ATLANTİKÇİ GERÇEKLER

Peki yukarıdaki beklentiler suya düşerken Yavaş ne yaptı? Yazımızın bu kısmında gerçek faaliyetleri dikkatinize sunuyoruz.

  1. Sevr Antlaşmasının mimarı olan, Abdullah Gül’e ödül veren İngiltere’deki Chatham House’yi ziyaret etti. Küresel finans camiasına ben buradayım dedi. ‘Yerel Demokrasi’ üzerine konuştu.
  2. ABD Ticaret ve Kalkınma Ajansı (USTDA) ile 2,5 milyon dolarlık belediyeye hibe anlaşması yaptı. Aynı anlaşmayı daha yüksek miktarla İmamoğlu da imzaladı.
  3. İsrail Büyükelçiliği’nden daha 1 hafta önce iftar yardımı aldı, teşekkür plaketi takdim etti.

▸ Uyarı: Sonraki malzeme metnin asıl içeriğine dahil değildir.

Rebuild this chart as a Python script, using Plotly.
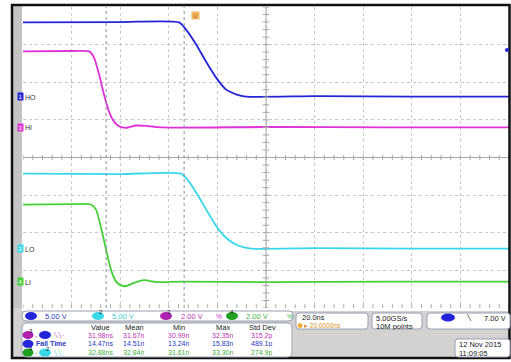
import plotly.graph_objects as go

W, H = 511, 362

# ---------------- data (time in ns, level in screen divisions) ----------------
t_ho = [-100, -60, -35.8, -32.9, -28.8, -24.7, -20.6, -16.5, -12.3, -8.2, 20, 60, 100]
v_ho = [3.59, 3.60, 3.59, 3.40, 3.01, 2.55, 2.13, 1.81, 1.68, 1.62, 1.63, 1.62, 1.62]

t_hi = [-100, -80, -72.8, -70.8, -68.7, -66.7, -64.6, -62.6, -60.5, -57.6, -53.5, -49.4, -43.2, 0, 50, 100]
v_hi = [2.82, 2.83, 2.82, 2.66, 2.21, 1.68, 1.22, 0.96, 0.83, 0.79, 0.85, 0.84, 0.80, 0.81, 0.80, 0.80]

t_lo = [-100, -60, -35.0, -32.1, -28.0, -23.9, -19.8, -15.6, -11.5, -6.2, 20, 60, 100]
v_lo = [-0.43, -0.44, -0.43, -0.61, -1.01, -1.46, -1.89, -2.18, -2.34, -2.42, -2.41, -2.42, -2.42]

t_li = [-100, -80, -72.0, -70.0, -67.9, -65.8, -63.8, -61.7, -59.7, -57.6, -54.3, -50.2, -45.3, -35.0, 0, 50, 100]
v_li = [-1.25, -1.24, -1.25, -1.38, -1.86, -2.45, -2.98, -3.30, -3.40, -3.42, -3.33, -3.26, -3.31, -3.30, -3.31, -3.30, -3.30]

ch_names = ["HO", "HI", "LO", "LI"]
ch_levels = [1.62, 0.80, -2.42, -3.30]
ch_nums = ["1", "3", "2", "4"]
cursor_t = [-65.8, -33.7]

scale_labels = ["5.00 V", "5.00 V", "2.00 V", "2.00 V"]
meas_cols = ["Value", "Mean", "Min", "Max", "Std Dev"]
meas_rows = [
    ["31.98ns", "31.67n", "30.99n", "32.35n", "315.2p"],
    ["14.47ns", "14.51n", "13.24n", "15.83n", "489.1p"],
    ["32.88ns", "32.84n", "31.61n", "33.30n", "274.9p"],
]
timebase = ["20.0ns", "\u25b8 20.0000ns"]
sampling = ["5.00GS/s", "10M points"]
trigger_level = "7.00 V"
date_lines = ["12 Nov 2015", "11:09:05"]

# ---------------- colours ----------------
BLUE = "#2424d8"
MAG = "#e030d8"
CYAN = "#38d8ea"
GREEN = "#44d036"
BLUE_T = "#2838c0"
MAG_T = "#c030b8"
CYAN_T = "#40c8d8"
GREEN_T = "#40b040"
FONT = "Liberation Sans"

def px(x):
    return x / W

def py(y):
    return 1 - y / H

# plot area in pixels
X0, X1, Y0, Y1 = 23, 509, 7, 308

fig = go.Figure()
for t, v, c in [(t_ho, v_ho, BLUE), (t_hi, v_hi, MAG), (t_lo, v_lo, CYAN), (t_li, v_li, GREEN)]:
    fig.add_trace(go.Scatter(x=t, y=v, mode="lines", line=dict(color=c, width=1.8, shape="spline", smoothing=0.6),
                             hoverinfo="skip", showlegend=False))

shapes = []
ann = []

# background panels
shapes.append(dict(type="rect", xref="paper", yref="paper", x0=px(11), x1=px(510), y0=py(359), y1=py(4),
                   fillcolor="#d2d2d2", line=dict(width=0), layer="below"))
shapes.append(dict(type="rect", xref="paper", yref="paper", x0=px(13), x1=px(22), y0=py(308), y1=py(6),
                   fillcolor="#c4c4c4", line=dict(width=0), layer="below"))
shapes.append(dict(type="rect", xref="paper", yref="paper", x0=px(22), x1=px(509), y0=py(311), y1=py(6),
                   fillcolor="white", line=dict(width=0), layer="below"))

# centre cross-hair with ticks
shapes.append(dict(type="line", xref="x", yref="y", x0=0, x1=0, y0=-4, y1=4, line=dict(color="#a8a8a8", width=1)))
shapes.append(dict(type="line", xref="x", yref="y", x0=-100, x1=100, y0=0, y1=0, line=dict(color="#a8a8a8", width=1)))
for i in range(-50, 51):
    tt = i * 4
    shapes.append(dict(type="line", xref="x", yref="y", x0=tt, x1=tt, y0=-0.07, y1=0.07, line=dict(color="#a8a8a8", width=1)))
    shapes.append(dict(type="line", xref="x", yref="y", x0=tt, x1=tt, y0=-4, y1=-3.9, line=dict(color="#a8a8a8", width=1)))
for i in range(-20, 21):
    yy = i * 0.2
    shapes.append(dict(type="line", xref="x", yref="y", x0=-1.4, x1=1.4, y0=yy, y1=yy, line=dict(color="#a8a8a8", width=1)))

# cursors
for ct in cursor_t:
    shapes.append(dict(type="line", xref="x", yref="y", x0=ct, x1=ct, y0=-4, y1=4,
                       line=dict(color="#8c8c9c", width=1, dash="dot")))

# outer black frame
shapes.append(dict(type="rect", xref="paper", yref="paper", x0=px(12), x1=px(509.5), y0=py(358), y1=py(5),
                   line=dict(color="#111", width=2.5), fillcolor="rgba(0,0,0,0)"))

# channel ground markers
ch_cols = [BLUE, MAG, CYAN, GREEN]
for name, lvl, num, c in zip(ch_names, ch_levels, ch_nums, ch_cols):
    ann.append(dict(x=px(16.5), y=lvl, xref="paper", yref="y", text=num, showarrow=False,
                    font=dict(family=FONT, size=6, color="white"), bgcolor=c, borderpad=0, width=5, height=7))
    ann.append(dict(x=px(24), y=lvl, xref="paper", yref="y", text=name, showarrow=False, xanchor="left",
                    font=dict(family=FONT, size=7, color="#333"), height=8, borderpad=0))

# trigger position marker (orange U) and trigger level marker
ann.append(dict(x=px(195), y=py(11), xref="paper", yref="paper", text="U", showarrow=False,
                font=dict(family=FONT, size=6, color="#a05000"), bgcolor="#f4b860", borderpad=0, width=7, height=7))
shapes.append(dict(type="circle", xref="paper", yref="paper", x0=px(505), x1=px(509), y0=py(52), y1=py(48),
                   fillcolor=BLUE, line=dict(width=0)))

def rbox(x0, y0, x1, y1, fill="white", line="#9aa0b0", r=3):
    p = (f"M {px(x0+r)} {py(y0)} L {px(x1-r)} {py(y0)} Q {px(x1)} {py(y0)} {px(x1)} {py(y0+r)} "
         f"L {px(x1)} {py(y1-r)} Q {px(x1)} {py(y1)} {px(x1-r)} {py(y1)} L {px(x0+r)} {py(y1)} "
         f"Q {px(x0)} {py(y1)} {px(x0)} {py(y1-r)} L {px(x0)} {py(y0+r)} Q {px(x0)} {py(y0)} {px(x0+r)} {py(y0)} Z")
    shapes.append(dict(type="path", xref="paper", yref="paper", path=p, fillcolor=fill, line=dict(color=line, width=1)))

def pill(xc, yc, c, num="", w=12, h=8):
    shapes.append(dict(type="circle", xref="paper", yref="paper", x0=px(xc - w/2), x1=px(xc + w/2),
                       y0=py(yc + h/2), y1=py(yc - h/2), fillcolor=c, line=dict(width=0)))
    if num:
        ann.append(dict(x=px(xc), y=py(yc), xref="paper", yref="paper", text=num, showarrow=False,
                        font=dict(family=FONT, size=6, color="#222"), height=6, borderpad=0))

def txt(x, y, s, c="#222", size=8, anchor="left", bold=False):
    if bold:
        s = f"<b>{s}</b>"
    ann.append(dict(x=px(x), y=py(y), xref="paper", yref="paper", text=s, showarrow=False, xanchor=anchor,
                    yanchor="middle", font=dict(family=FONT, size=size, color=c), borderpad=0,
                    height=round(size * 1.05)))

# channel scale strip
rbox(22, 311, 293, 321, r=4)
pill(31, 316, BLUE)
txt(44, 316, scale_labels[0], BLUE_T, 7.5)
pill(98, 316, CYAN, "2")
txt(111, 316, scale_labels[1], CYAN_T, 7.5)
pill(166, 316, "#b020b0", "3")
txt(180, 316, scale_labels[2], MAG_T, 7.5)
txt(215, 316, "%", MAG_T, 6.5)
pill(232, 316, "#20a020", "4")
txt(245, 316, scale_labels[3], GREEN_T, 7.5)
txt(286, 316, "%", GREEN_T, 6.5)

# timebase / sampling / trigger boxes
rbox(296, 313, 368, 329)
txt(301, 317, timebase[0], "#222", 7.5)
pill(300, 325.5, "#f0b040", w=5, h=5)
txt(303, 325.5, timebase[1], "#e09020", 6.5)
rbox(372, 313, 422, 329)
txt(375, 317.5, sampling[0], "#222", 7.5)
txt(375, 325.5, sampling[1], "#222", 7.5)
rbox(427, 313, 510, 329)
pill(448, 317.5, BLUE, w=14, h=8)
txt(465, 317.5, "\u2572", "#222", 6.5)
txt(507, 317.5, trigger_level, "#222", 7.5, anchor="right")
rbox(455, 339, 510, 357)
txt(458, 343.5, date_lines[0], "#222", 7.5)
txt(458, 352.5, date_lines[1], "#222", 7.5)

# measurement table
rbox(22, 323, 292, 357, r=5)
col_x = [100, 134, 179, 223, 262]
for s, xx in zip(meas_cols, col_x):
    txt(xx, 327, s, "#222", 7.5, anchor="center")
row_y = [335, 343.8, 352.6]
row_c = [MAG_T, BLUE_T, GREEN_T]
for vals, yy, c in zip(meas_rows, row_y, row_c):
    for s, xx in zip(vals, col_x):
        txt(xx, yy, s, c, 7, anchor="center")
# row labels
pill(28, row_y[0], "#b020b0", "3", w=11)
txt(33.5, row_y[0], "-", MAG_T, 7)
pill(45, row_y[0], BLUE, w=12)
txt(52, row_y[0], "\u2572\u2572-", MAG_T, 6)
pill(28, row_y[1], BLUE, w=11)
txt(35, row_y[1], "Fall Time", BLUE_T, 7, bold=True)
pill(28, row_y[2], "#20a020", "4", w=11)
txt(33.5, row_y[2], "-", GREEN_T, 7)
pill(45, row_y[2], CYAN, "2", w=12)
txt(52, row_y[2], "\u2572\u2572-", CYAN_T, 6)

fig.update_layout(
    width=W, height=H, margin=dict(l=0, r=0, t=0, b=0),
    paper_bgcolor="white", plot_bgcolor="white",
    xaxis=dict(domain=[px(X0), px(X1)], range=[-100, 100], dtick=20, tick0=0, showgrid=True,
               gridcolor="#c8c8c8", griddash="dot", gridwidth=1, zeroline=False, showticklabels=False, ticks=""),
    yaxis=dict(domain=[py(Y1), py(Y0)], range=[-4, 4], dtick=1, tick0=0, showgrid=True,
               gridcolor="#c8c8c8", griddash="dot", gridwidth=1, zeroline=False, showticklabels=False, ticks=""),
    shapes=shapes, annotations=ann, showlegend=False,
)

fig.write_html("out.html", config={"displayModeBar": False},
               post_script="document.body.style.margin='0';document.body.style.overflow='hidden';")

Meselenin Vatan Partisi Ankara İl Başkanlığı tarafından gündeme taşınmasının ardından -sanki Siyonist İsrail, Filistin’e ilk defa saldırıyormuş gibi- “Daha Filistin’e saldırılar başlamamıştı” diyerek belediyeyi savundu. Üstüne üstlük bu son İsrail saldırıları hakkında sessizliğini korudu ve Filistin’i destekleyen tek bir açıklama dahi yapmadı.
  4. ABD merkezli üretilen Uygur Türklerine Çin’in zulüm uyguladığı yalanlarını azılı şekilde savunarak Türkiye-Çin dostluğunun kuyusunu kazmaya çalıştı. Şaka değil gerçekten Çin Halk Cumhuriyeti Büyükelçiliği’nin önüne belediyenin iş makinelerini göndererek çukur kazdı.

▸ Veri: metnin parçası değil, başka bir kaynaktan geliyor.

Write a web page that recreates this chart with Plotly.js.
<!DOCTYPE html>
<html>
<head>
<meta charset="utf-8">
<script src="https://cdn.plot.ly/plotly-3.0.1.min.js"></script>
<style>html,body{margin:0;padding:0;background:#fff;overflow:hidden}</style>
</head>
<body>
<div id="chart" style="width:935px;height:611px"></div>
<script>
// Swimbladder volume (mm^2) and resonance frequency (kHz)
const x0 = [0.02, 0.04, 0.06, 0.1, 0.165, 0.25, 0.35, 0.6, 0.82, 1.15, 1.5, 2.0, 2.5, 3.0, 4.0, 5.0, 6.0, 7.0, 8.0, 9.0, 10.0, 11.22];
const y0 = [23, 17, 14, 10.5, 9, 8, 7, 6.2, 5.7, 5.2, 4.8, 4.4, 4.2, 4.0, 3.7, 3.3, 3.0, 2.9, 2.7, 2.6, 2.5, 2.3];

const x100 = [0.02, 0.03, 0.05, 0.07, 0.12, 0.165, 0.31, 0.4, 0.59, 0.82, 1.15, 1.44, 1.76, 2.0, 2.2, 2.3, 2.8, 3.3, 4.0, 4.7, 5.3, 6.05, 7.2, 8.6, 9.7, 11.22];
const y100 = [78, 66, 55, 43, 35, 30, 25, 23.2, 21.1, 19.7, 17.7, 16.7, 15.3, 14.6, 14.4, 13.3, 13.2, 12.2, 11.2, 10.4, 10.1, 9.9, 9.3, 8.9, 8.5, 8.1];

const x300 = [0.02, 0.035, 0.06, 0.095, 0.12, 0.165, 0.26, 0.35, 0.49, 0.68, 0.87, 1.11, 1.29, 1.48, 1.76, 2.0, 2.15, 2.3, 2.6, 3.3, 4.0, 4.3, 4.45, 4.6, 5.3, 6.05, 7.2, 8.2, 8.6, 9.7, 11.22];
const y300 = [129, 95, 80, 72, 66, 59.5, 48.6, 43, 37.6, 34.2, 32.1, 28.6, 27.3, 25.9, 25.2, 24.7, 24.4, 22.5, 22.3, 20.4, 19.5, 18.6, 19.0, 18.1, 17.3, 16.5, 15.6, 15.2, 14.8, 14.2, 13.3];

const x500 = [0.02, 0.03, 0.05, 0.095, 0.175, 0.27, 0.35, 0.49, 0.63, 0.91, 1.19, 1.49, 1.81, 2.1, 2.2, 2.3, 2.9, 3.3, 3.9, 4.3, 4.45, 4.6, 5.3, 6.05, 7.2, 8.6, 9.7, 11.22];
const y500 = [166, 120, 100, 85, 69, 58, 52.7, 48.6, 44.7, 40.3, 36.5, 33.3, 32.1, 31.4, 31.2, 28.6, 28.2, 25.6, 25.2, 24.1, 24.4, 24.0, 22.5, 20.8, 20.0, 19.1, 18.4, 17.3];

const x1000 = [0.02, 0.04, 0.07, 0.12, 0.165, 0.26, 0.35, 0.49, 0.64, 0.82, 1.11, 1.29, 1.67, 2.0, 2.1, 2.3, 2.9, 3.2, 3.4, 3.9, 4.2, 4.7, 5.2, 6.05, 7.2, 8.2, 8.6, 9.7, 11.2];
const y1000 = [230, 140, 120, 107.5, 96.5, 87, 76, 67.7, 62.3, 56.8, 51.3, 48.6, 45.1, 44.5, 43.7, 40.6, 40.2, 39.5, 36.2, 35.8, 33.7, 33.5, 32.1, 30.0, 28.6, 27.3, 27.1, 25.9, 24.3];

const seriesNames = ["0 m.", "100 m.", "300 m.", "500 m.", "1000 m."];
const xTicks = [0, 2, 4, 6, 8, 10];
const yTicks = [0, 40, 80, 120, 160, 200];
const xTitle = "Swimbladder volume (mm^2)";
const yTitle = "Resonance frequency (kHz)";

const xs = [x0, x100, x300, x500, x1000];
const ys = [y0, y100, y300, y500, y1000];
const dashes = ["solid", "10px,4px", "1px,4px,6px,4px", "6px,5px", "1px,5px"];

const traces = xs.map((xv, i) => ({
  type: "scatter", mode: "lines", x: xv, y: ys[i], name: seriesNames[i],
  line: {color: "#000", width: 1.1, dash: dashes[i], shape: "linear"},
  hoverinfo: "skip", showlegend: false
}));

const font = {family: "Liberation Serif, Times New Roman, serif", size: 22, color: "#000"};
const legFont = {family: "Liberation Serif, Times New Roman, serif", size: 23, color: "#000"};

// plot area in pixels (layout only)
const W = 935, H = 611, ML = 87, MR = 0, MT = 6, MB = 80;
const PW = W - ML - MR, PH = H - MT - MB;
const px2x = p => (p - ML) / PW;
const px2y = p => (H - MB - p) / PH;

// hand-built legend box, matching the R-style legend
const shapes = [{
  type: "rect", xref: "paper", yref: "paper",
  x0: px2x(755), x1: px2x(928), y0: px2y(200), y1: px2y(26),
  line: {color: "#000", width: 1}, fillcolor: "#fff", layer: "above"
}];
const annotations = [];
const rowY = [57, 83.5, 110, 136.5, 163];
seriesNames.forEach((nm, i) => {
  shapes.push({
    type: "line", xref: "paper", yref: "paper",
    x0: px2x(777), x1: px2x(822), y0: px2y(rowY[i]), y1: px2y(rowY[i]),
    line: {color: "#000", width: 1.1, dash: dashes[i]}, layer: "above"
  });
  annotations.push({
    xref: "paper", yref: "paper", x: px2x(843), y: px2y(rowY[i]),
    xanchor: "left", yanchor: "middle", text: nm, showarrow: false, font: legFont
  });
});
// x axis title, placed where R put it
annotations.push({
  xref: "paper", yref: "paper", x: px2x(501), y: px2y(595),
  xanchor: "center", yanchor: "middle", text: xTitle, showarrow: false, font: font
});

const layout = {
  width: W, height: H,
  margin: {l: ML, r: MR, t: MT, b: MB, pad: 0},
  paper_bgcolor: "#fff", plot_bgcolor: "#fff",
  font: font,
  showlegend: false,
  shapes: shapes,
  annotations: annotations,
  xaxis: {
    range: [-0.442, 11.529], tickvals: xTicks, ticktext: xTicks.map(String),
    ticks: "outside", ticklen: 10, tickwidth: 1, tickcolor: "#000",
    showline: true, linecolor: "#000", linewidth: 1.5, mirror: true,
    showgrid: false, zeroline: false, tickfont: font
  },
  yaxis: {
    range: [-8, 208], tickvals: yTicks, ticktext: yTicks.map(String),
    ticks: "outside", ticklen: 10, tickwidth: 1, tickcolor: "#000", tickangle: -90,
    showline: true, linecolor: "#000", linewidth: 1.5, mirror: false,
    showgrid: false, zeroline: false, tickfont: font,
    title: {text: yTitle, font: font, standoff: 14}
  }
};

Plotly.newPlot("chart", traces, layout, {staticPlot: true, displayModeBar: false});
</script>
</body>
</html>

Nihayetinde Ankara, ABD’den hibe İsrail’den bağış alan, Atlantik yalanlarıyla Türkiye’nin gerçek dostlarına saldıran, verdiği vaatleri çöpe atan bir belediye başkanıyla baş başa kaldı. Biden ittifakının ruhuna ve eylemine uygun olarak belediyecilikte yavaş, Atlantikçilikte hızlı bir Mansur Yavaş yönetimini 2 yıldır deneyimledik.

İlk paragrafta değindiğimiz Biden’in hayallerindeki Türkiye artık geride kaldı. Çok uzak olamayan bir zamanda Türkiye’yi Vatan Partisi öncülüğündeki Milli Hükümete, Başkent Ankara’yı halkçı ve devrimci çözümlerin belediyeciliğine kavuşturacağız.